On the way out of the clients I ate my carrots and headed directly to the design center to place orders I've needed to place for two months. I'm so behind in my ordering and my finances that I am certain these are contributing to my emotional eating.

Right now I am 3 house payments behind - which is a place I've never been before. Somehow, the mortgage company lost one of my payments, and refusing to correct it. This has caused my credit rating to plummet. I'm not able to refinance and in the meantime my interest has gone up to 13.99! Ridiculous. The payments are $4100 a month - in addition to a $2000 mortgage payment on my second home. I'm not able to keep up right now. This is the reason I'm so far behind on my orders too. The problem has been compounded because I'm using clients order money to catch up on my mortgage payments. . . . and the cycle continues.

Three years ago I had a large furniture store. I made quite a bit of money - the store was prosperous. (because I was tithing primarily) I was able to pay my bills on time even though I had some incredible bills. The store was destroyed one day in a flood, and even though I had insurance with Hastings Mutual the insurance company gave me a hard time. Six months after the flood, sitting in a moldy showroom with no inventory, I decided to move out of the building. Seven months after the flood the insurance company gave me some money for my inventory. Money trickled in, literally, enough to pay an employee and a phone bill, enough to pay my IRS payment, etc. I settled with the insurance company three years after the flood. I had lost my business and was now in some fairly serious debt.

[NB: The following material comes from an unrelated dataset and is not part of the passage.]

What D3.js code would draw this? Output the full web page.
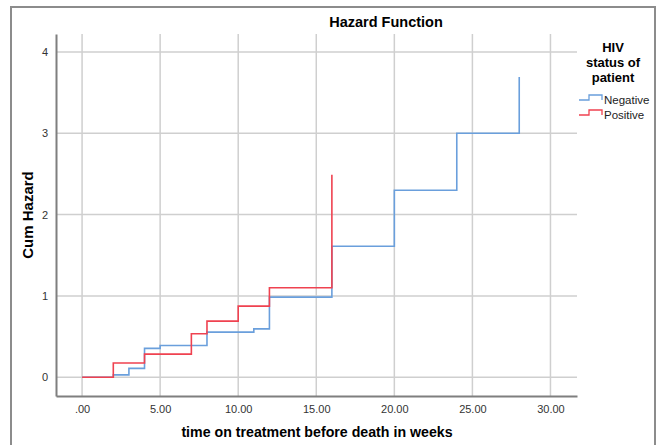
<!DOCTYPE html>
<html>
<head>
<meta charset="utf-8">
<script src="https://cdn.jsdelivr.net/npm/d3@7"></script>
<style>
  body { margin: 0; background: #fff; }
  svg { display: block; font-family: Arial, "Liberation Sans", sans-serif; }
</style>
</head>
<body>
<script>
// step times (weeks) and cumulative hazard after each step
var negTimes = [0, 2, 3, 4, 5, 8, 11, 12, 16, 20, 24, 28];
var negHazard = [0, 0.03, 0.11, 0.355, 0.39, 0.555, 0.595, 0.985, 1.61, 2.3, 3.0, 3.69];
var posTimes = [0, 2, 4, 7, 8, 10, 12, 16];
var posHazard = [0, 0.175, 0.285, 0.535, 0.69, 0.875, 1.1, 2.49];
var xTicks = [0, 5, 10, 15, 20, 25, 30];
var yTicks = [0, 1, 2, 3, 4];
var groups = ['Negative', 'Positive'];
var colors = ['#6a9fdc', '#ef4250'];

var width = 659, height = 445;
var svg = d3.select('body').append('svg')
    .attr('width', width).attr('height', height);

// outer frame
svg.append('path')
    .attr('d', 'M11,446V7H655V446')
    .attr('fill', 'none').attr('stroke', '#8c8c8c').attr('stroke-width', 2);

var x = d3.scaleLinear().domain([-1.67, 31.7]).range([56, 577]);
var y = d3.scaleLinear().domain([-0.23, 4.22]).range([396, 34]);

// grid
svg.append('g').selectAll('line').data(xTicks).enter().append('line')
    .attr('x1', function(d) { return x(d); }).attr('x2', function(d) { return x(d); })
    .attr('y1', y.range()[1]).attr('y2', y.range()[0])
    .attr('stroke', '#cfcfcf').attr('stroke-width', 1.5);
svg.append('g').selectAll('line').data(yTicks).enter().append('line')
    .attr('y1', function(d) { return y(d); }).attr('y2', function(d) { return y(d); })
    .attr('x1', x.range()[0]).attr('x2', x.range()[1])
    .attr('stroke', '#cfcfcf').attr('stroke-width', 1.5);

// axes
var xAxis = svg.append('g').attr('transform', 'translate(0,396)')
    .call(d3.axisBottom(x).tickValues(xTicks).tickSize(0).tickPadding(9)
        .tickFormat(function(d) { return d === 0 ? '.00' : d3.format('.2f')(d); }));
var yAxis = svg.append('g').attr('transform', 'translate(56,0)')
    .call(d3.axisLeft(y).tickValues(yTicks).tickSize(0).tickPadding(8)
        .tickFormat(d3.format('d')));
[xAxis, yAxis].forEach(function(a) {
    a.select('.domain').attr('stroke', '#7f7f7f').attr('stroke-width', 2);
    a.selectAll('text').attr('font-size', 11).attr('fill', '#333')
        .attr('font-family', 'Arial, "Liberation Sans", sans-serif');
});
xAxis.selectAll('text').attr('dy', '0.71em');

// step lines
var line = d3.line()
    .x(function(d) { return x(d[0]); })
    .y(function(d) { return y(d[1]); })
    .curve(d3.curveStepAfter);

function series(times, hazard) {
    return times.map(function(t, i) { return [t, hazard[i]]; });
}

svg.append('path').datum(series(negTimes, negHazard))
    .attr('d', line).attr('fill', 'none')
    .attr('stroke', colors[0]).attr('stroke-width', 1.6);
svg.append('path').datum(series(posTimes, posHazard))
    .attr('d', line).attr('fill', 'none')
    .attr('stroke', colors[1]).attr('stroke-width', 1.6);

// titles
svg.append('text').attr('x', 386).attr('y', 27).attr('text-anchor', 'middle')
    .attr('font-size', 14.5).attr('font-weight', 'bold').text('Hazard Function');
svg.append('text').attr('x', 317).attr('y', 437).attr('text-anchor', 'middle')
    .attr('font-size', 14.2).attr('font-weight', 'bold')
    .text('time on treatment before death in weeks');
svg.append('text').attr('transform', 'translate(33,215) rotate(-90)')
    .attr('text-anchor', 'middle')
    .attr('font-size', 15).attr('font-weight', 'bold').text('Cum Hazard');

// legend
var legTitle = svg.append('text').attr('text-anchor', 'middle')
    .attr('font-size', 13).attr('font-weight', 'bold');
['HIV', 'status of', 'patient'].forEach(function(t, i) {
    legTitle.append('tspan').attr('x', 613).attr('y', 52 + i * 15).text(t);
});
var leg = svg.append('g').selectAll('g').data(groups).enter().append('g')
    .attr('transform', function(d, i) { return 'translate(579,' + (100 + i * 15) + ')'; });
leg.append('path')
    .attr('d', 'M0,0H10V-5H23V0')
    .attr('fill', 'none').attr('stroke-width', 1.3)
    .attr('stroke', function(d, i) { return colors[i]; });
leg.append('text').attr('x', 25).attr('y', 4)
    .attr('font-size', 11.5).attr('fill', '#222').text(function(d) { return d; });
</script>
</body>
</html>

Oh well, life goes on. I continued to keep up and it was only in the past few months that I've not been able to. So, I need to get back up, dust myself off, and find a way to get through this.

In the meantime, one of my homes is for sale, the economy here is shit and I haven't had a single offer in three years. The house has gone from $380,000 down to $315,000 and nothing. Its not that the house is ugly either. I'm a designer for a living - I've been in national magazines for design. The market just isn't here right now. The people that keep looking at the house are people who can't afford it. "Oh we're waiting till it comes down to under $300000 the last one told me" Damn. I owe $314,000 on it!

Anyway, this is having an impact on my eating. I obsess about unhealthy foods when I begin to feel fearful. Instead of focusing on the problem my mind shifts over to "self destructive" behaviors.

Today I was able to maintain my eating plan for the most part. I was riddled with cravings for sugar and ended up eating an overage of nuts instead. Damn! I did workout today also though, 30 minutes on the elliptical and 45 minutes of weights. My husbands been helping me with my weight training and I'm so grateful because I don't believe I'd follow through on this without his help. Certainly I wouldn't be working out as hard as he has me working out. I'll try again tomorrow.